When I was younger, I was really into pop (yes, this does include Britney Spears *shudders*) and other similar people (I'm sorry that I can't remember any more of them). Music has always been my refuge.
I was content in my old school (St. Joseph's), where I had no real friends, but there were people there that I knew there. Even if they weren't my friend every day, at least they were sometimes. But then things changed when the pastor of my church/school was found imbezzeling funds in order to build the rectory a new roof. The school closed and everyone had to find another place to go to school.
I was afraid, and I was just in fourth grade. No amount of listening to Britney Spears or any other high - pitched pop singer helped, and for months on end, I didn't know what to do. Music has always been where I've hidden when I've had a horrible day, and having this yanked out from under me hurt.

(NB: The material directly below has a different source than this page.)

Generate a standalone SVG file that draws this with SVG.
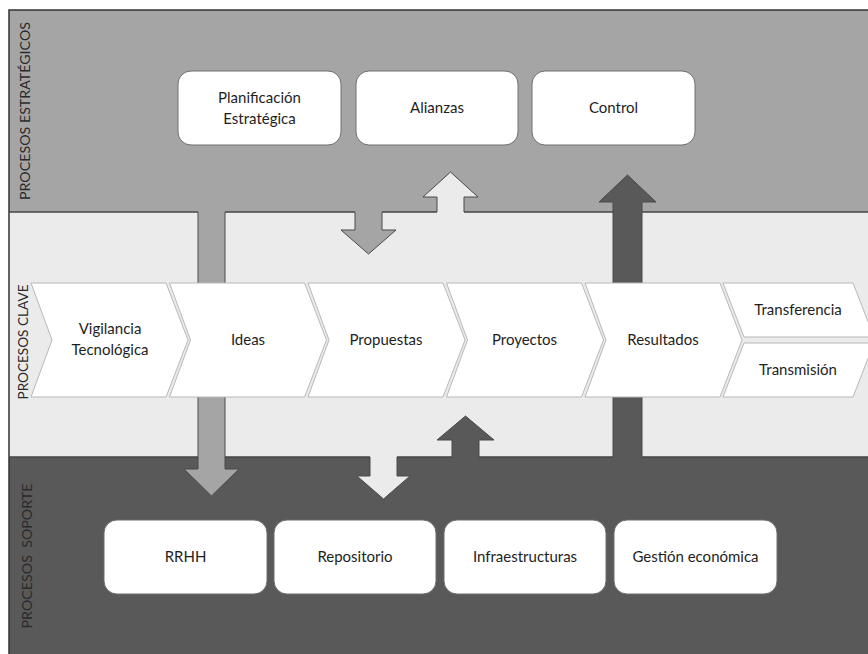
<svg xmlns="http://www.w3.org/2000/svg" width="868" height="654" viewBox="0 0 868 654">
<style>
.t{font-family:Lato,"Open Sans","Liberation Sans",sans-serif;font-size:15px;fill:#1e1e1e;text-anchor:middle}
.lab{font-family:Lato,"Open Sans","Liberation Sans",sans-serif;font-size:14px;fill:#2a2a2a;text-anchor:middle}
.box{fill:#ffffff;stroke:#6e6e6e;stroke-width:1}
.chev{fill:#ffffff;stroke:#b8b8b8;stroke-width:1}
.arr{stroke:#4a4a4a;stroke-width:1}
.bline{stroke:#454545;stroke-width:1.5;fill:none}
</style>
<rect x="0" y="0" width="868" height="654" fill="#ffffff"/>
<g id="bands">
<rect x="9" y="10" width="859" height="202" fill="#a5a5a5"/>
<rect x="9" y="212" width="859" height="245" fill="#ebebeb"/>
<rect x="9" y="457" width="859" height="197" fill="#595959"/>
<path d="M9,654 V10 H868" fill="none" stroke="#333" stroke-width="1.5"/>
</g>
<g id="connectors">
<path class="arr" fill="#a5a5a5" d="M198,212 V469 H184 L211.5,496 L239,469 H225 V212"/>
<path class="arr" fill="#a5a5a5" d="M355,212 V230 H341 L368.5,254 L396,230 H382 V212"/>
<path class="arr" fill="#ebebeb" d="M437,212 V197 H423 L450.5,172 L478,197 H464 V212"/>
<path class="arr" fill="#595959" d="M613,457 V202 H599 L627.5,175 L656,202 H642 V457"/>
<path class="arr" fill="#ebebeb" d="M370,457 V476 H357 L383.5,499 L410,476 H397 V457"/>
<path class="arr" fill="#595959" d="M452,457 V440 H437 L465.5,416 L494,440 H479 V457"/>
</g>
<g id="band-borders">
<path class="bline" d="M9,212 H198 M225,212 H355 M382,212 H437 M464,212 H613 M642,212 H868"/>
<path class="bline" d="M9,457 H198 M225,457 H370 M397,457 H452 M479,457 H613 M642,457 H868"/>
</g>
<g id="planificacion"><rect class="box" x="178" y="71" width="163" height="74" rx="13"/><text class="t" x="259.5" y="103">Planificación</text><text class="t" x="259.5" y="124">Estratégica</text></g>
<g id="alianzas"><rect class="box" x="356" y="71" width="162" height="74" rx="13"/><text class="t" x="437" y="113">Alianzas</text></g>
<g id="control"><rect class="box" x="532" y="71" width="163" height="74" rx="13"/><text class="t" x="613.5" y="113">Control</text></g>
<g id="vigilancia"><polygon class="chev" points="31,283 166,283 188,340 166,397 31,397 52,340"/><text class="t" x="110" y="334">Vigilancia</text><text class="t" x="110" y="355">Tecnológica</text></g>
<g id="ideas"><polygon class="chev" points="169.5,283 304.5,283 326.5,340 304.5,397 169.5,397 190.5,340"/><text class="t" x="248" y="345">Ideas</text></g>
<g id="propuestas"><polygon class="chev" points="308,283 443,283 465,340 443,397 308,397 329,340"/><text class="t" x="386" y="345">Propuestas</text></g>
<g id="proyectos"><polygon class="chev" points="446.5,283 581.5,283 603.5,340 581.5,397 446.5,397 467.5,340"/><text class="t" x="524.5" y="345">Proyectos</text></g>
<g id="resultados"><polygon class="chev" points="585,283 720,283 742,340 720,397 585,397 606,340"/><text class="t" x="663" y="345">Resultados</text></g>
<g id="transferencia"><polygon class="chev" points="723,283 853,283 874,337 744,337"/><text class="t" x="798" y="315">Transferencia</text></g>
<g id="transmision"><polygon class="chev" points="744,343 874,343 853,397 723,397"/><text class="t" x="798" y="375">Transmisión</text></g>
<g id="rrhh"><rect class="box" x="104" y="520" width="163" height="74" rx="13"/><text class="t" x="185.5" y="562">RRHH</text></g>
<g id="repositorio"><rect class="box" x="274" y="520" width="162" height="74" rx="13"/><text class="t" x="355" y="562">Repositorio</text></g>
<g id="infraestructuras"><rect class="box" x="444" y="520" width="162" height="74" rx="13"/><text class="t" x="525" y="562">Infraestructuras</text></g>
<g id="gestion"><rect class="box" x="614" y="520" width="163" height="74" rx="13"/><text class="t" x="695.5" y="562">Gestión económica</text></g>
<g id="band-labels">
<text class="lab" transform="translate(29.5,111) rotate(-90)" textLength="178" lengthAdjust="spacingAndGlyphs">PROCESOS ESTRATÉGICOS</text>
<text class="lab" transform="translate(28,342) rotate(-90)" textLength="115" lengthAdjust="spacingAndGlyphs">PROCESOS CLAVE</text>
<text class="lab" transform="translate(31.5,556) rotate(-90)" textLength="145" lengthAdjust="spacingAndGlyphs" xml:space="preserve">PROCESOS  SOPORTE</text>
</g>
</svg>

It got worse in my next school (St. Patrick's), which was full of very pretty girls, all of them skinny and without the least hint of a fro. And so everyone made fun of me because of my hair and weight, even my 'friend' Jenn, who talked about how stupid and ugly I was so she could hang out with the popular crowd.
It got to the point that in my 7th grade yearbook, there are about 15 comments detailing how ugly, fat and stupid I am. Someone wrote that I ought to kill myself because no one liked me and no one ever would, but I wasn't that desperate yet.
But it got to that point when my best friend from 2nd grade told me I needed to lose some weight at our last dance in 8th grade, before 8th grade prom. Specifically, she said I 'looked like a friggin' whale in that dress'. Someone else overheard (or something), because after I came back into the dance, everyone was sort of staring at me. Someone screamed "YEAH, TOLD YOU GUYS!!" and everyone started to laugh. I ran all the way home, and grabbed a mix CD, hoping it would help.
All it did was make me more and more frustrated, and when I came back to school on Monday, Victoria wouldn't talk to me and everyone was laughing.
I went home, grabbed the sharpest thing I could find and slashed my arm.
For weeks it went on without anyone knowing, and by the time 8th grade prom rolled around, I was pretty well scarred up.
My best friend Catherine (who is still my nearest and dearest friend) told me to 'take an old CD off her hands'. It turned out to be Three Cheers for Sweet Revenge. The first song I played was "To the End" and I suddenly felt all the pain that I had been hiding. The lyrics just slammed me, psychologically, and I took a step back and reviewed what I had done with myself up until this point.
It took a long time, but I have managed to stop cutting myself and my love of MCR has ever, ever grown.
Then I saw the WE'RE OKAY NOW and I felt like "this is something I seriously need to be a part of."
THANKS TO: GERARD, MIKEY, RAY, FRANK, BOB AND EVERYONE ON WE'RE OK NOW.